Objective: Output the full listing below exactly, without the pictures.

Information provided:
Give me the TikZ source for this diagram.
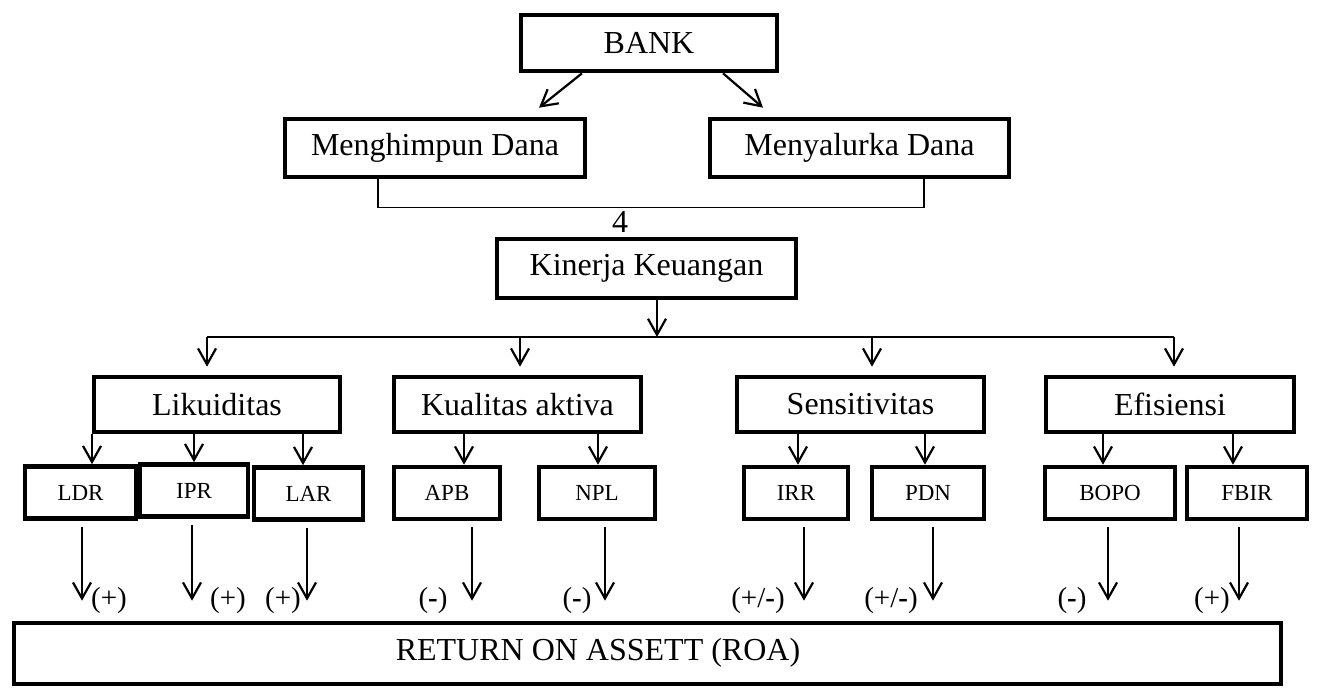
\documentclass[tikz,border=0pt]{standalone}
\usepackage{fontspec}
\setmainfont{Liberation Serif}
\usetikzlibrary{arrows.meta}
\tikzset{
    box/.style={draw,line width=2.3pt,inner sep=0pt,font=\fontsize{16}{18}\selectfont},
    smallbox/.style={box,minimum height=26pt,font=\fontsize{11.5}{13}\selectfont},
    arr/.style={line width=1.1pt,-{Straight Barb[length=8pt,width=9pt]}},
    sign/.style={inner sep=0pt,font=\fontsize{14.5}{16}\selectfont},
}
\newcommand{\drop}[3]{
    \draw[arr] (#2.south -| #1,0) -- (#3.north -| #1,0);
}
\newcommand{\effect}[5]{
    \draw[arr,shorten <=3pt,shorten >=10pt] (#2.south -| #1,0) -- (roa.north -| #1,0);
    \node[sign] (s#2) at (#3,#4) {#5};
}

\begin{document}
\begin{tikzpicture}[x=0.5pt,y=-0.5pt]
    \useasboundingbox (0,0) rectangle (1317,688);
    % top
    \node[box,minimum width=128pt,minimum height=28pt] (bank) at (649,43) {BANK};
    \node[box,minimum width=150pt,minimum height=29pt] (himpun) at (435,148) {Menghimpun Dana};
    \node[box,minimum width=149.5pt,minimum height=29pt] (salur) at (859.5,148) {Menyalurka Dana};
    \draw[arr] ([xshift=-33.5pt]bank.south) -- ([xshift=52pt,yshift=4.5pt]himpun.north);
    \draw[arr] ([xshift=37pt]bank.south) -- ([xshift=-48.25pt,yshift=4.5pt]salur.north);
    \draw[line width=0.6pt] ([xshift=-28.5pt]himpun.south) -- ++(0,-14pt) -| ([xshift=32.25pt]salur.south);
    \node[font=\fontsize{16}{18}\selectfont,inner sep=0pt] (four) at (620,222) {4};
    % kinerja
    \node[box,minimum width=149.5pt,minimum height=29.5pt] (kinerja) at (646.5,268.5) {Kinerja Keuangan};
    \coordinate (busL) at (207,337);
    \coordinate (busR) at (1174,337);
    \draw[line width=1.1pt] (busL) -- (busR);
    \draw[arr] (kinerja.south -| 657,0) -- (busL -| 657,0);
    \node[box,minimum width=123pt,minimum height=27.5pt] (likuid) at (217,404.5) {Likuiditas};
    \node[box,minimum width=123.5pt,minimum height=27.5pt] (kualitas) at (517.5,404.5) {Kualitas aktiva};
    \node[box,minimum width=123.5pt,minimum height=27.5pt] (sensi) at (860.5,404.5) {Sensitivitas};
    \node[box,minimum width=124pt,minimum height=27.5pt] (efisien) at (1170,404.5) {Efisiensi};
    \draw[arr,shorten >=4pt] (busL) -- (likuid.north -| busL);
    \draw[arr,shorten >=4pt] (busL -| 520,0) -- (kualitas.north -| 520,0);
    \draw[arr,shorten >=4pt] (busL -| 872,0) -- (sensi.north -| 872,0);
    \draw[arr,shorten >=4pt] (busR) -- (efisien.north -| busR);
    % rasio
    \node[smallbox,minimum width=55.5pt] (ldr) at (80.5,492.5) {LDR};
    \node[smallbox,minimum width=54pt] (ipr) at (194,490.5) {IPR};
    \node[smallbox,minimum width=54.5pt] (lar) at (308.5,493.5) {LAR};
    \node[smallbox,minimum width=53pt] (apb) at (447,493) {APB};
    \node[smallbox,minimum width=58pt] (npl) at (597,493) {NPL};
    \node[smallbox,minimum width=52pt] (irr) at (796,493) {IRR};
    \node[smallbox,minimum width=56pt] (pdn) at (928,493) {PDN};
    \node[smallbox,minimum width=65pt] (bopo) at (1110,493) {BOPO};
    \node[smallbox,minimum width=60pt] (fbir) at (1247,493) {FBIR};
    \drop{92}{likuid}{ldr}
    \drop{194}{likuid}{ipr}
    \drop{303}{likuid}{lar}
    \drop{464}{kualitas}{apb}
    \drop{598}{kualitas}{npl}
    \drop{798}{sensi}{irr}
    \drop{925}{sensi}{pdn}
    \drop{1103}{efisien}{bopo}
    \drop{1233}{efisien}{fbir}
    % ROA
    \node[box,minimum width=633.5pt,minimum height=30.5pt] (roa) at (647.5,653.5) {};
    \node[inner sep=0pt,font=\fontsize{16}{18}\selectfont] (roatext) at (598,653) {RETURN ON ASSETT (ROA)};
    \effect{82}{ldr}{109}{601}{(+)}
    \effect{192}{ipr}{228}{601}{(+)}
    \effect{307}{lar}{283}{601}{(+)}
    \effect{472}{apb}{433}{601}{(\textbf{-})}
    \effect{605}{npl}{577}{601}{(\textbf{-})}
    \effect{804}{irr}{758}{601}{(+/\textbf{-})}
    \effect{933}{pdn}{891}{601}{(+/\textbf{-})}
    \effect{1108}{bopo}{1072}{601}{(\textbf{-})}
    \effect{1239}{fbir}{1212}{601}{(+)}
\end{tikzpicture}
\end{document}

Complete answer:
Give me the TikZ source for this diagram.
\documentclass[tikz,border=0pt]{standalone}
\usepackage{fontspec}
\setmainfont{Liberation Serif}
\usetikzlibrary{arrows.meta}
\tikzset{
    box/.style={draw,line width=2.3pt,inner sep=0pt,font=\fontsize{16}{18}\selectfont},
    smallbox/.style={box,minimum height=26pt,font=\fontsize{11.5}{13}\selectfont},
    arr/.style={line width=1.1pt,-{Straight Barb[length=8pt,width=9pt]}},
    sign/.style={inner sep=0pt,font=\fontsize{14.5}{16}\selectfont},
}
\newcommand{\drop}[3]{
    \draw[arr] (#2.south -| #1,0) -- (#3.north -| #1,0);
}
\newcommand{\effect}[5]{
    \draw[arr,shorten <=3pt,shorten >=10pt] (#2.south -| #1,0) -- (roa.north -| #1,0);
    \node[sign] (s#2) at (#3,#4) {#5};
}

\begin{document}
\begin{tikzpicture}[x=0.5pt,y=-0.5pt]
    \useasboundingbox (0,0) rectangle (1317,688);
    % top
    \node[box,minimum width=128pt,minimum height=28pt] (bank) at (649,43) {BANK};
    \node[box,minimum width=150pt,minimum height=29pt] (himpun) at (435,148) {Menghimpun Dana};
    \node[box,minimum width=149.5pt,minimum height=29pt] (salur) at (859.5,148) {Menyalurka Dana};
    \draw[arr] ([xshift=-33.5pt]bank.south) -- ([xshift=52pt,yshift=4.5pt]himpun.north);
    \draw[arr] ([xshift=37pt]bank.south) -- ([xshift=-48.25pt,yshift=4.5pt]salur.north);
    \draw[line width=0.6pt] ([xshift=-28.5pt]himpun.south) -- ++(0,-14pt) -| ([xshift=32.25pt]salur.south);
    \node[font=\fontsize{16}{18}\selectfont,inner sep=0pt] (four) at (620,222) {4};
    % kinerja
    \node[box,minimum width=149.5pt,minimum height=29.5pt] (kinerja) at (646.5,268.5) {Kinerja Keuangan};
    \coordinate (busL) at (207,337);
    \coordinate (busR) at (1174,337);
    \draw[line width=1.1pt] (busL) -- (busR);
    \draw[arr] (kinerja.south -| 657,0) -- (busL -| 657,0);
    \node[box,minimum width=123pt,minimum height=27.5pt] (likuid) at (217,404.5) {Likuiditas};
    \node[box,minimum width=123.5pt,minimum height=27.5pt] (kualitas) at (517.5,404.5) {Kualitas aktiva};
    \node[box,minimum width=123.5pt,minimum height=27.5pt] (sensi) at (860.5,404.5) {Sensitivitas};
    \node[box,minimum width=124pt,minimum height=27.5pt] (efisien) at (1170,404.5) {Efisiensi};
    \draw[arr,shorten >=4pt] (busL) -- (likuid.north -| busL);
    \draw[arr,shorten >=4pt] (busL -| 520,0) -- (kualitas.north -| 520,0);
    \draw[arr,shorten >=4pt] (busL -| 872,0) -- (sensi.north -| 872,0);
    \draw[arr,shorten >=4pt] (busR) -- (efisien.north -| busR);
    % rasio
    \node[smallbox,minimum width=55.5pt] (ldr) at (80.5,492.5) {LDR};
    \node[smallbox,minimum width=54pt] (ipr) at (194,490.5) {IPR};
    \node[smallbox,minimum width=54.5pt] (lar) at (308.5,493.5) {LAR};
    \node[smallbox,minimum width=53pt] (apb) at (447,493) {APB};
    \node[smallbox,minimum width=58pt] (npl) at (597,493) {NPL};
    \node[smallbox,minimum width=52pt] (irr) at (796,493) {IRR};
    \node[smallbox,minimum width=56pt] (pdn) at (928,493) {PDN};
    \node[smallbox,minimum width=65pt] (bopo) at (1110,493) {BOPO};
    \node[smallbox,minimum width=60pt] (fbir) at (1247,493) {FBIR};
    \drop{92}{likuid}{ldr}
    \drop{194}{likuid}{ipr}
    \drop{303}{likuid}{lar}
    \drop{464}{kualitas}{apb}
    \drop{598}{kualitas}{npl}
    \drop{798}{sensi}{irr}
    \drop{925}{sensi}{pdn}
    \drop{1103}{efisien}{bopo}
    \drop{1233}{efisien}{fbir}
    % ROA
    \node[box,minimum width=633.5pt,minimum height=30.5pt] (roa) at (647.5,653.5) {};
    \node[inner sep=0pt,font=\fontsize{16}{18}\selectfont] (roatext) at (598,653) {RETURN ON ASSETT (ROA)};
    \effect{82}{ldr}{109}{601}{(+)}
    \effect{192}{ipr}{228}{601}{(+)}
    \effect{307}{lar}{283}{601}{(+)}
    \effect{472}{apb}{433}{601}{(\textbf{-})}
    \effect{605}{npl}{577}{601}{(\textbf{-})}
    \effect{804}{irr}{758}{601}{(+/\textbf{-})}
    \effect{933}{pdn}{891}{601}{(+/\textbf{-})}
    \effect{1108}{bopo}{1072}{601}{(\textbf{-})}
    \effect{1239}{fbir}{1212}{601}{(+)}
\end{tikzpicture}
\end{document}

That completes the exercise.